┏━━

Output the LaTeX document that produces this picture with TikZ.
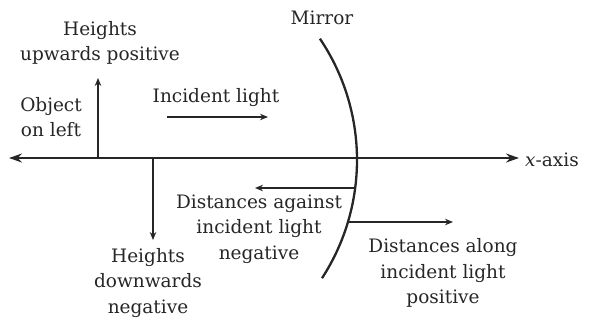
\documentclass[tikz,border=0pt]{standalone}
\usepackage{fontspec}
\setmainfont{DejaVu Serif}
\usetikzlibrary{arrows.meta}
\begin{document}
\begin{tikzpicture}[x=1pt,y=-1pt,
  lbl/.style={font=\fontsize{18.5}{25.5}\selectfont, text=black!85, align=center, inner sep=0pt},
  ln/.style={line width=2.3pt, draw=black!85},
  smallarrow/.style={ln,-{Stealth[length=8pt,width=6.5pt]}}]
\useasboundingbox (0,0) rectangle (597,325);
% axis
\coordinate (axL) at (9,158);
\coordinate (axR) at (519,158);
\draw[ln,{Stealth[length=13pt,width=9pt]}-{Stealth[length=13pt,width=9pt]}] (axL) -- (axR);
\node[lbl, anchor=west] (xaxis) at (525,160) {\textit{x}-axis};
% heights
\coordinate (upB) at (98,158);
\coordinate (upT) at (98,78);
\draw[smallarrow] (upB) -- (upT);
\coordinate (dnT) at (153,158);
\coordinate (dnB) at (153,240);
\draw[smallarrow] (dnT) -- (dnB);
\node[lbl] (hup) at (100,43) {Heights\\upwards positive};
\node[lbl] (obj) at (51,117) {Object\\on left};
\node[lbl] (hdn) at (148,283) {Heights\\downwards\\negative};
% incident light
\node[lbl] (inc) at (216,98) {Incident light};
\coordinate (iA) at (167,117);
\coordinate (iB) at (268,117);
\draw[smallarrow] (iA) -- (iB);
% mirror
\coordinate (mc) at (140,160);
\draw[ln] (mc) ++(33:217) arc (33:-34:217) coordinate (mbot);
\node[lbl] (mir) at (322,18) {Mirror};
% distances
\coordinate (agA) at (355,188);
\coordinate (agB) at (255,188);
\draw[smallarrow] (agA) -- (agB);
\node[lbl] (against) at (259,229) {Distances against\\incident light\\negative};
\coordinate (alA) at (349,222);
\coordinate (alB) at (453,222);
\draw[smallarrow] (alA) -- (alB);
\node[lbl] (along) at (443,273) {Distances along\\incident light\\positive};
\end{tikzpicture}
\end{document}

┗━━

■ **Exercise requirements**
Set down the material exactly, every line of it, except for the pictures.

■ **Exercise result**
Output the LaTeX document that produces this picture with TikZ.
\documentclass[tikz,border=0pt]{standalone}
\usepackage{fontspec}
\setmainfont{DejaVu Serif}
\usetikzlibrary{arrows.meta}
\begin{document}
\begin{tikzpicture}[x=1pt,y=-1pt,
  lbl/.style={font=\fontsize{18.5}{25.5}\selectfont, text=black!85, align=center, inner sep=0pt},
  ln/.style={line width=2.3pt, draw=black!85},
  smallarrow/.style={ln,-{Stealth[length=8pt,width=6.5pt]}}]
\useasboundingbox (0,0) rectangle (597,325);
% axis
\coordinate (axL) at (9,158);
\coordinate (axR) at (519,158);
\draw[ln,{Stealth[length=13pt,width=9pt]}-{Stealth[length=13pt,width=9pt]}] (axL) -- (axR);
\node[lbl, anchor=west] (xaxis) at (525,160) {\textit{x}-axis};
% heights
\coordinate (upB) at (98,158);
\coordinate (upT) at (98,78);
\draw[smallarrow] (upB) -- (upT);
\coordinate (dnT) at (153,158);
\coordinate (dnB) at (153,240);
\draw[smallarrow] (dnT) -- (dnB);
\node[lbl] (hup) at (100,43) {Heights\\upwards positive};
\node[lbl] (obj) at (51,117) {Object\\on left};
\node[lbl] (hdn) at (148,283) {Heights\\downwards\\negative};
% incident light
\node[lbl] (inc) at (216,98) {Incident light};
\coordinate (iA) at (167,117);
\coordinate (iB) at (268,117);
\draw[smallarrow] (iA) -- (iB);
% mirror
\coordinate (mc) at (140,160);
\draw[ln] (mc) ++(33:217) arc (33:-34:217) coordinate (mbot);
\node[lbl] (mir) at (322,18) {Mirror};
% distances
\coordinate (agA) at (355,188);
\coordinate (agB) at (255,188);
\draw[smallarrow] (agA) -- (agB);
\node[lbl] (against) at (259,229) {Distances against\\incident light\\negative};
\coordinate (alA) at (349,222);
\coordinate (alB) at (453,222);
\draw[smallarrow] (alA) -- (alB);
\node[lbl] (along) at (443,273) {Distances along\\incident light\\positive};
\end{tikzpicture}
\end{document}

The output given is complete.